Et pourquoi cela ? Parce que, comme en France, les principaux syndicats espagnols sont membres de la Confédération Européenne des Syndicats (CES), elle-même financée par… la Commission européenne.

Tel est le cas :

– de la CC.OO CC.OO. Confédération syndicale des commissions de travailleurs (Confederación Sindical de Comisiones Obreras),

– de l’Union des Travailleurs Basques (STV-ELA (Solidaridad de Trabajadores Vascos Eusko Langileen Alkartasuna)

– de l’UGT-E Confédération générale des travailleurs – Espagne (Union General de Trabajadores)

– et de l’USO Union syndicale ouvrière- Espagne (Union Sindical Obrera)

En tant que membres de la CES, financées par la Commission européenne, tous ces syndicats touchent donc des subsides de la CES et se sont engagés, en échange de leur participation, à … soutenir les prétendues « réformes indispensables », notamment celles réclamées par l’Agenda Europe 2020.

Autant dire que, comme leurs homologues français, les syndicats espagnols savent précisément sur quels thèmes anodins ils peuvent faire manifester leurs adhérents, et à partir de quel moment ils doivent cesser toute critique.

CONCLUSION : LE JEU AVEC LE FEU DES EUROPÉISTES

Comme en France, les prétendus opposants “de gauche” et les syndicats, loin de défendre honnêtement les intérêts des classes populaires, n’exercent ce rôle que de façon factice, en ayant admis par principe que, quoi qu’il arrive, il ne fallait de toute façon jamais remettre en cause le dogme européiste.

Comme en France, ils organisent donc des manifestations à grand spectacle pour canaliser la colère populaire, la focaliser sur la critique des lampistes que sont devenus les élus nationaux, et la détourner systématiquement des véritables responsables.

Tout cela pour le plus grand profit de qui ? Des élites euro-atlantistes qui peuvent dormir sur leurs deux oreilles.

Seulement voilà : le rôle de paratonnerre dévolu par le système euro-atlantiste aux oppositions de complaisance et aux syndicats membres de la Confédération Européenne des Syndicats (CES) va-t-il toujours continuer à marcher ? La duperie a-t-elle encore de beaux jours devant elle ?

Ce n’est pas sûr.

Car, en Espagne comme en Grèce, alors que les manifestations se succèdent depuis plusieurs mois, la tension ne fait que s’accroître.

Preuve en est que les dernières manifestations de mineurs, à Léon et Bembibre, ont tourné à l’affrontement violent avec les forces de police.

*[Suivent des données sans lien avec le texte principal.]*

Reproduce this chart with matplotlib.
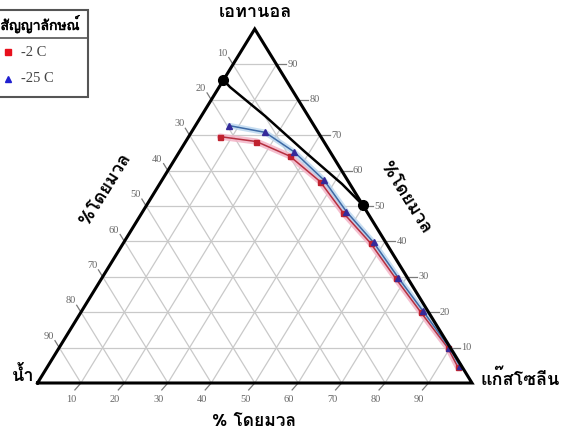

Celles-ci emploient désormais des balles en caoutchouc d’un calibre 762 mm cm x 51 mm (norme OTAN).

( Je renvoie à un article où figure une photo de ces balles, ramassées par les manifestants : http://lecridupeuple.com/- il faut descendre la page pour avoir l’article en français).

Il devient donc légitime de s’interroger avec inquiétude sur ce que réserve l’avenir. Car l’histoire enseigne que, si les peuples peuvent se laisser duper un peu, beaucoup, énormément ou à la folie, il existe toujours un risque qu’ils basculent dans les mouvements incontrôlables. Ce risque se concrétise si ils constatent concrètement l’effondrement de leurs conditions de vie et s’ils perdent tout espoir dans toute autre solution que dans la violence.

En sommes-nous si loin ?

À force de trop tirer sur la corde de la manipulation, les européistes devraient faire attention qu’il pourrait arriver un jour que cette corde finisse par casser et leur revenir comme un boomerang.